From the first line of the listing below, retype each line up to and including the one with "16, 8, 10, 5];"; pictures stay out.

======== DATA BLOCK ========

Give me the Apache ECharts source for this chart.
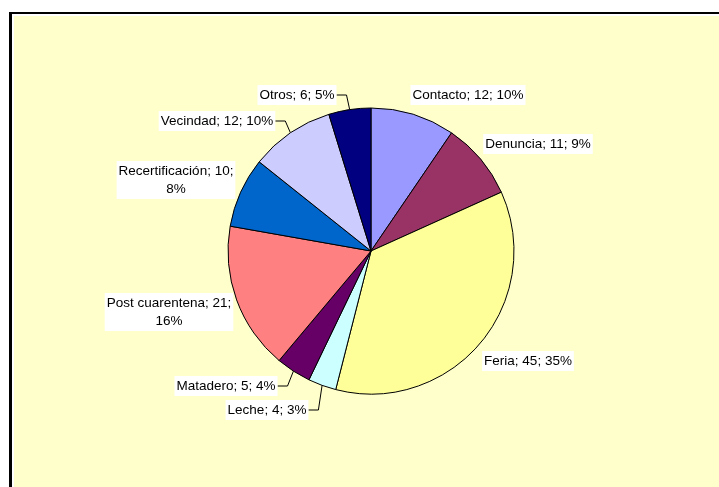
<!DOCTYPE html>
<html>
<head>
<meta charset="utf-8">
<script src="https://cdn.jsdelivr.net/npm/echarts@6/dist/echarts.min.js"></script>
<style>
  html, body { margin: 0; padding: 0; background: #fff; }
  #chart { width: 719px; height: 487px; }
</style>
</head>
<body>
<div id="chart"></div>
<script>
// datos del gráfico
var categorias = ['Contacto', 'Denuncia', 'Feria', 'Leche', 'Matadero', 'Post cuarentena', 'Recertificación', 'Vecindad', 'Otros'];
var valores = [12, 11, 45, 4, 5, 21, 10, 12, 6];
var porcentajes = [10, 9, 35, 3, 4, 16, 8, 10, 5];

// colores de Excel
var colores = ['#9999FF', '#993366', '#FFFF99', '#CCFFFF', '#660066', '#FF8080', '#0066CC', '#CCCCFF', '#000080'];

// posición de cada etiqueta (centro del texto), línea guía y corte de línea
var posEtiquetas = [
    { x: 468, y: 95 },
    { x: 538, y: 144 },
    { x: 528, y: 361 },
    { x: 267, y: 410, linea: true },
    { x: 226, y: 386, linea: true },
    { x: 169, y: 312, corte: true },
    { x: 176, y: 180, corte: true },
    { x: 217, y: 121, linea: true },
    { x: 297, y: 95, linea: true }
];

var chart = echarts.init(document.getElementById('chart'));

var datos = categorias.map(function (c, i) {
    return {
        name: c,
        value: valores[i],
        itemStyle: { color: colores[i] },
        labelLine: { show: !!posEtiquetas[i].linea }
    };
});

chart.setOption({
    animation: false,
    graphic: [
        { type: 'rect', shape: { x: 9, y: 12, width: 720, height: 480 }, style: { fill: '#000' }, z: -10 },
        { type: 'rect', shape: { x: 12, y: 14, width: 720, height: 480 }, style: { fill: '#fff' }, z: -9 },
        { type: 'rect', shape: { x: 14, y: 16, width: 720, height: 480 }, style: { fill: '#FFFFCC' }, z: -8 }
    ],
    series: [
        {
            type: 'pie',
            center: [371, 251],
            radius: 143,
            startAngle: 90,
            clockwise: true,
            data: datos,
            itemStyle: {
                borderColor: '#000',
                borderWidth: 1
            },
            emphasis: { disabled: true },
            label: {
                show: true,
                position: 'outside',
                fontFamily: 'Liberation Sans, Arial, sans-serif',
                fontSize: 13.5,
                color: '#000',
                backgroundColor: '#fff',
                padding: [1, 2],
                lineHeight: 18,
                align: 'center',
                formatter: function (p) {
                    var i = p.dataIndex;
                    var sep = posEtiquetas[i].corte ? '\n' : ' ';
                    return p.name + '; ' + p.value + ';' + sep + porcentajes[i] + '%';
                }
            },
            labelLine: {
                lineStyle: { color: '#000', width: 1 },
                length: 10,
                length2: 10
            },
            labelLayout: function (params) {
                var i = params.dataIndex;
                var pos = posEtiquetas[i];
                var out = { x: pos.x, y: pos.y, align: 'center', verticalAlign: 'middle' };
                if (pos.linea && params.labelLinePoints) {
                    var ancla = params.labelLinePoints[0];
                    var w = params.labelRect.width;
                    var borde = pos.x + w / 2;
                    out.labelLinePoints = [
                        [ancla[0], ancla[1]],
                        [borde + 10, pos.y],
                        [borde, pos.y]
                    ];
                }
                return out;
            }
        }
    ]
});
</script>
</body>
</html>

========

## EXERCISE OUTPUT
Give me the Apache ECharts source for this chart.
<!DOCTYPE html>
<html>
<head>
<meta charset="utf-8">
<script src="https://cdn.jsdelivr.net/npm/echarts@6/dist/echarts.min.js"></script>
<style>
  html, body { margin: 0; padding: 0; background: #fff; }
  #chart { width: 719px; height: 487px; }
</style>
</head>
<body>
<div id="chart"></div>
<script>
// datos del gráfico
var categorias = ['Contacto', 'Denuncia', 'Feria', 'Leche', 'Matadero', 'Post cuarentena', 'Recertificación', 'Vecindad', 'Otros'];
var valores = [12, 11, 45, 4, 5, 21, 10, 12, 6];
var porcentajes = [10, 9, 35, 3, 4, 16, 8, 10, 5];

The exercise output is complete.